● **STATED GOAL**:
Search the listing below for "that". Copy each matching line.

## Begin GIVEN INFORMATION

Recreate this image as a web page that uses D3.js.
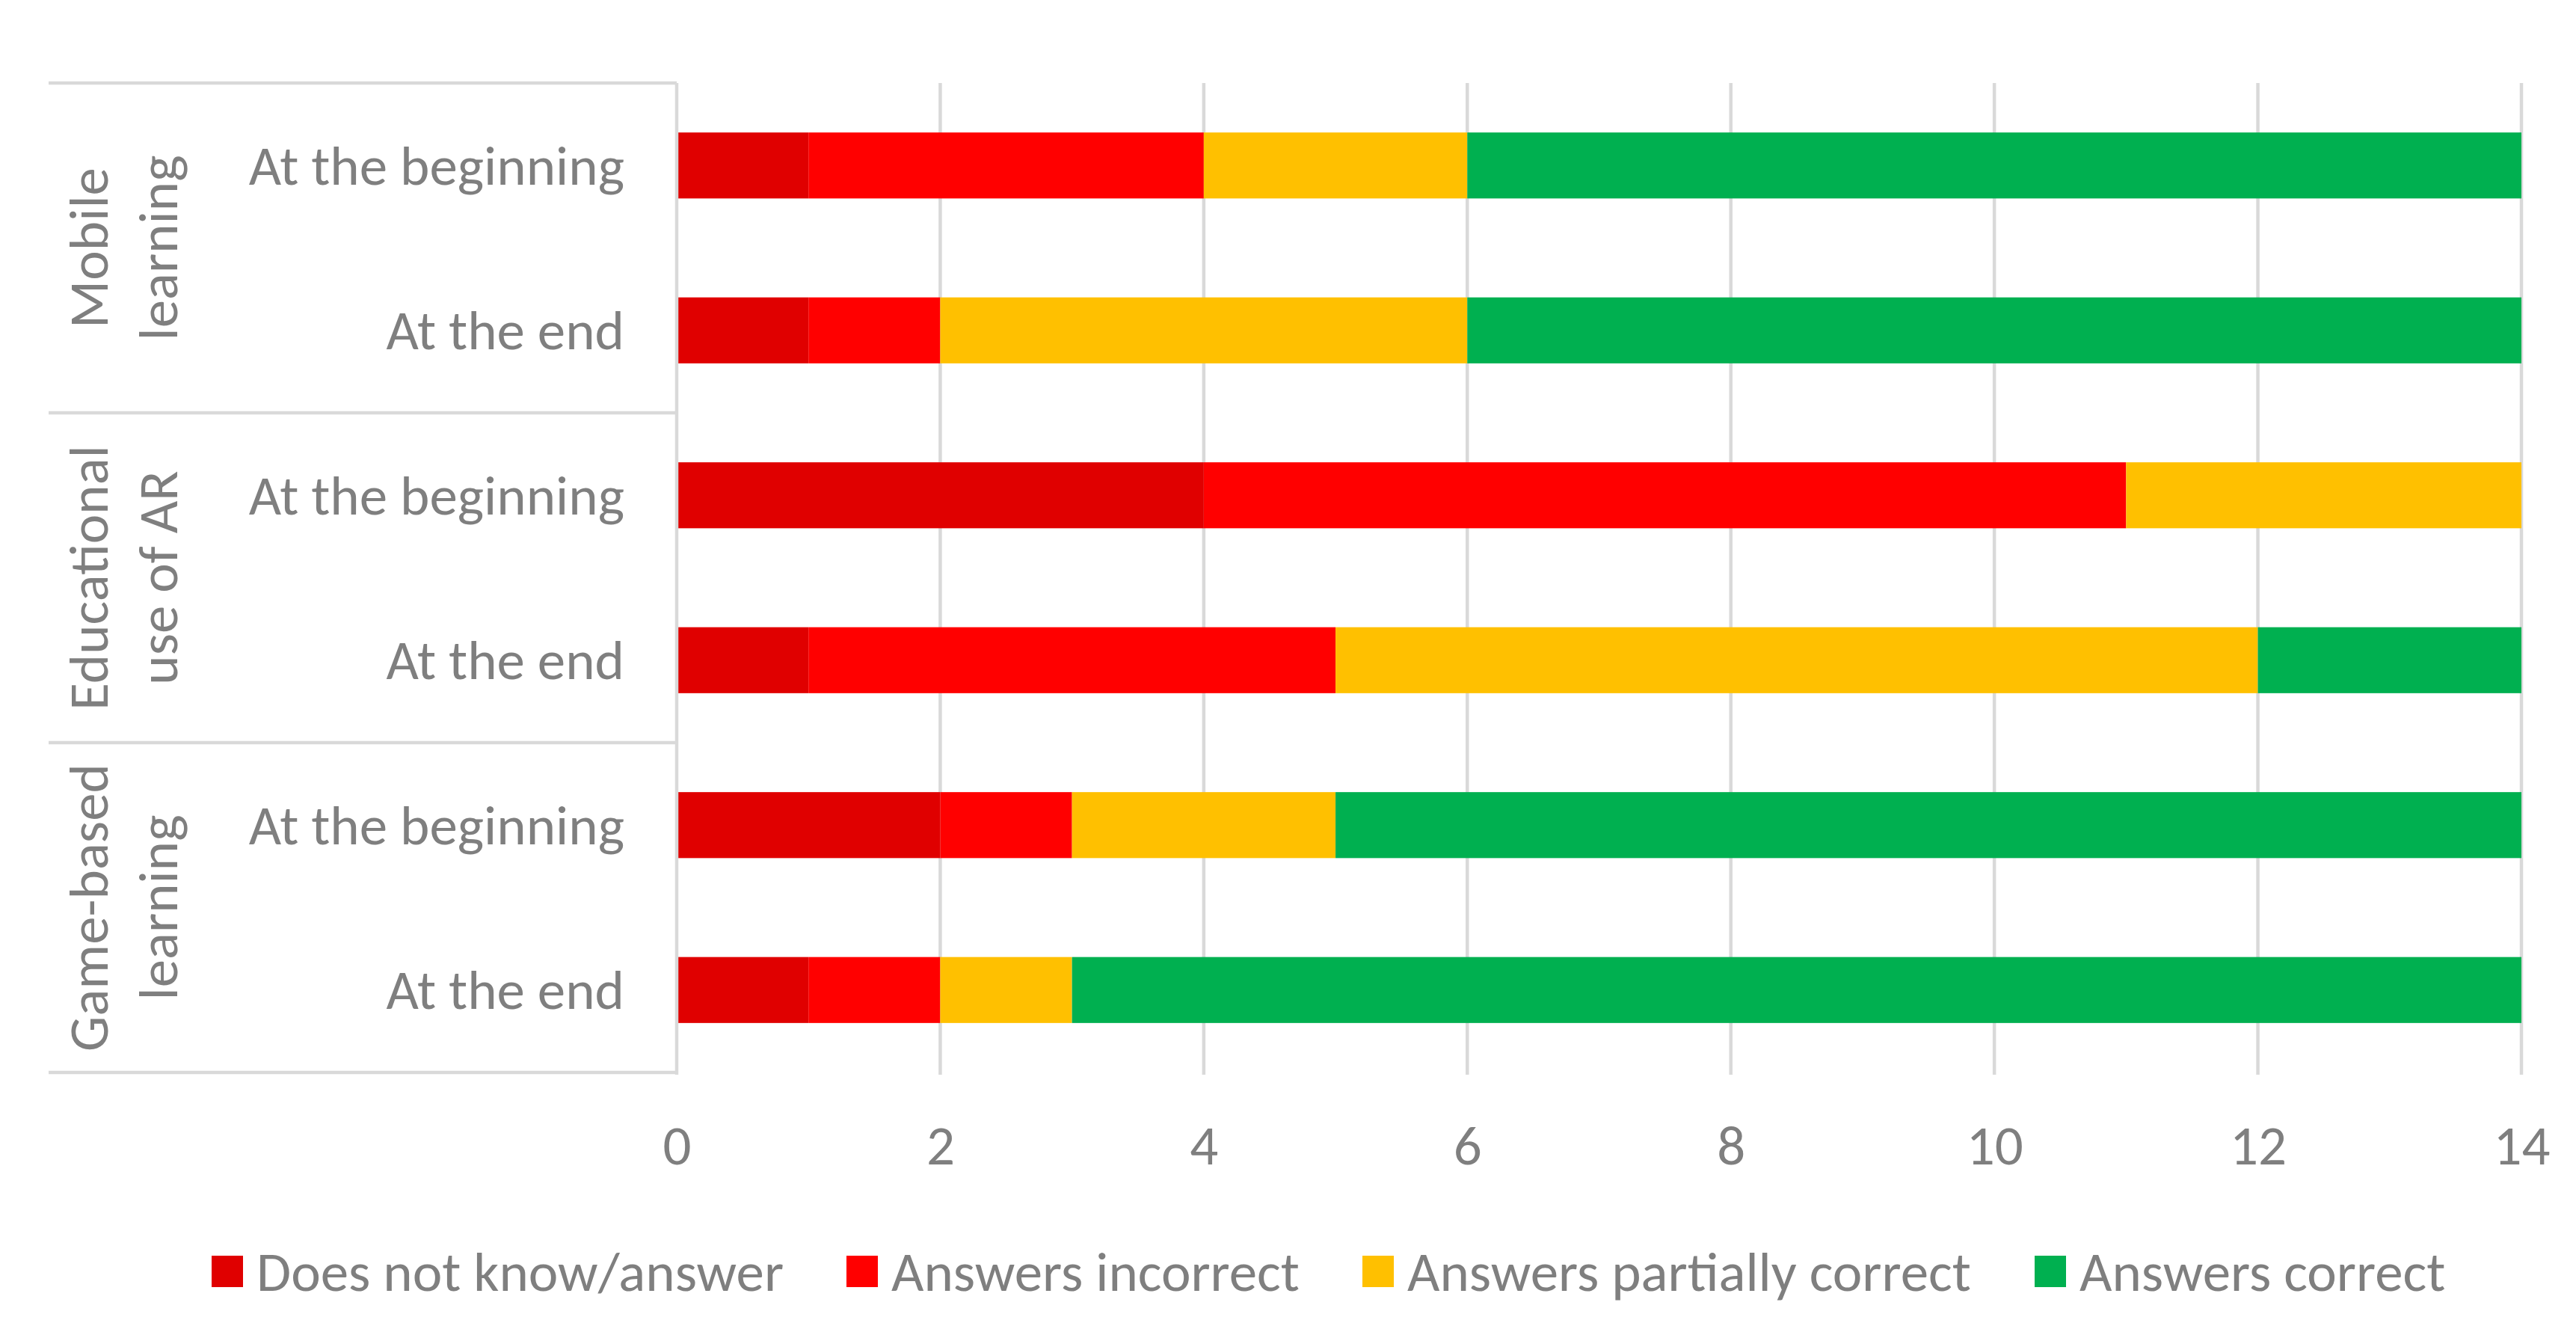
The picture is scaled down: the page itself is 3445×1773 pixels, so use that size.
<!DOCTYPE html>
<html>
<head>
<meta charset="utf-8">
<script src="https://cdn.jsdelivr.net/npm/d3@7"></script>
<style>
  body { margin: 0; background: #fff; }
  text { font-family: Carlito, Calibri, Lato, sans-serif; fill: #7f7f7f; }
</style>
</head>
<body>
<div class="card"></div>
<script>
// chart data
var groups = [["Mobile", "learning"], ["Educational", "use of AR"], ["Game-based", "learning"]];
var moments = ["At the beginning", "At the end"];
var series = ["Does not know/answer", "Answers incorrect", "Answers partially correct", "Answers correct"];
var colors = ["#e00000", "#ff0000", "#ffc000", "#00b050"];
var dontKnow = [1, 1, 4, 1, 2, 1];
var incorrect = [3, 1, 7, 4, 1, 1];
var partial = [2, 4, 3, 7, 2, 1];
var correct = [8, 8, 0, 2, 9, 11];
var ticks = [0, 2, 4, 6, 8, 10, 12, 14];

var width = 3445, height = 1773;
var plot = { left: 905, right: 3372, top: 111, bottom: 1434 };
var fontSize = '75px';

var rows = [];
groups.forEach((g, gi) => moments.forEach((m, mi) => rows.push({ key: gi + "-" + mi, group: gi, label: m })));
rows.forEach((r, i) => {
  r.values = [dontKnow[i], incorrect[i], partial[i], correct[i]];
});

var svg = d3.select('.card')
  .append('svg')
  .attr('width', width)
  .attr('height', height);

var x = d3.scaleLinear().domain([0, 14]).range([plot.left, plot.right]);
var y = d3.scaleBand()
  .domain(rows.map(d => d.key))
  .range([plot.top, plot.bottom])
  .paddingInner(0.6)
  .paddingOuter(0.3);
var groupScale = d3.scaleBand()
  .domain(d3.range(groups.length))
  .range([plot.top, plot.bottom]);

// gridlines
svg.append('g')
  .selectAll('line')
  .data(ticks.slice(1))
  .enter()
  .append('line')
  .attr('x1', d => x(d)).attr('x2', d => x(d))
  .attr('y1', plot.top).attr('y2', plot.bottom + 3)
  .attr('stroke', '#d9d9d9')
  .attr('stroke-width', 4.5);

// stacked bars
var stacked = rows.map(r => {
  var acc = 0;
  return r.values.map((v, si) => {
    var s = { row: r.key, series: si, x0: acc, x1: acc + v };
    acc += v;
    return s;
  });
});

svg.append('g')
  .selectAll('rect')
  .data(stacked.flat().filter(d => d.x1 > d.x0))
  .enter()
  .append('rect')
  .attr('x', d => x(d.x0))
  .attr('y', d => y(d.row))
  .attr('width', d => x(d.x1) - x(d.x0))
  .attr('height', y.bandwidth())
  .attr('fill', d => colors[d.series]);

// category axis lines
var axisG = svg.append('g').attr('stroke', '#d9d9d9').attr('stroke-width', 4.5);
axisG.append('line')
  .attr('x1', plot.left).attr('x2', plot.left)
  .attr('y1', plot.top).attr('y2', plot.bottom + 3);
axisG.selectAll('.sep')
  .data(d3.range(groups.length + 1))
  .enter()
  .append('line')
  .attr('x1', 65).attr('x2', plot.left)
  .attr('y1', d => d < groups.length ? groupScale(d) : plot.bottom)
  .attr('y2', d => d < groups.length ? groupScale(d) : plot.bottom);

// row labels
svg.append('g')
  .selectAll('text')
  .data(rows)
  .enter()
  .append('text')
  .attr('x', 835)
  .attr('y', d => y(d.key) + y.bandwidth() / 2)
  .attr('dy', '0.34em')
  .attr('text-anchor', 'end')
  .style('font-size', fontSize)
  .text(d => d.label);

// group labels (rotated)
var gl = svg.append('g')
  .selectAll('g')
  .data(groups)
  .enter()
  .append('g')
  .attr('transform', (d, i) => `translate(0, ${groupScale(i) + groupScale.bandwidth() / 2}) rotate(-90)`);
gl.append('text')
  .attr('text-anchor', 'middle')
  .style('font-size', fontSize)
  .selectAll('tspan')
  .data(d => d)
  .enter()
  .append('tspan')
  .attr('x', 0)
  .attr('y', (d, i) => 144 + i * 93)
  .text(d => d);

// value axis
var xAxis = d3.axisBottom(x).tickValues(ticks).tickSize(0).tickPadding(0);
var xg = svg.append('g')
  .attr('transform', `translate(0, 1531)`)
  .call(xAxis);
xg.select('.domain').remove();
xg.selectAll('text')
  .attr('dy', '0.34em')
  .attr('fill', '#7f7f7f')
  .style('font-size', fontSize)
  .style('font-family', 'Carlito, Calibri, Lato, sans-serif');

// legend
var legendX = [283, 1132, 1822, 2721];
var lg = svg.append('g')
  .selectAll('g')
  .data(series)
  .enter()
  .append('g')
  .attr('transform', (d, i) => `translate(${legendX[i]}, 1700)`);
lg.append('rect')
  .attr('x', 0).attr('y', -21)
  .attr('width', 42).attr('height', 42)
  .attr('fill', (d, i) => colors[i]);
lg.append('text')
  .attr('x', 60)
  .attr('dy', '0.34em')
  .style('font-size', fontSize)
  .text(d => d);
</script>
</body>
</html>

## End GIVEN INFORMATION

● **RESULT OF THIS TASK**:
Recreate this image as a web page that uses D3.js.
The picture is scaled down: the page itself is 3445×1773 pixels, so use that size.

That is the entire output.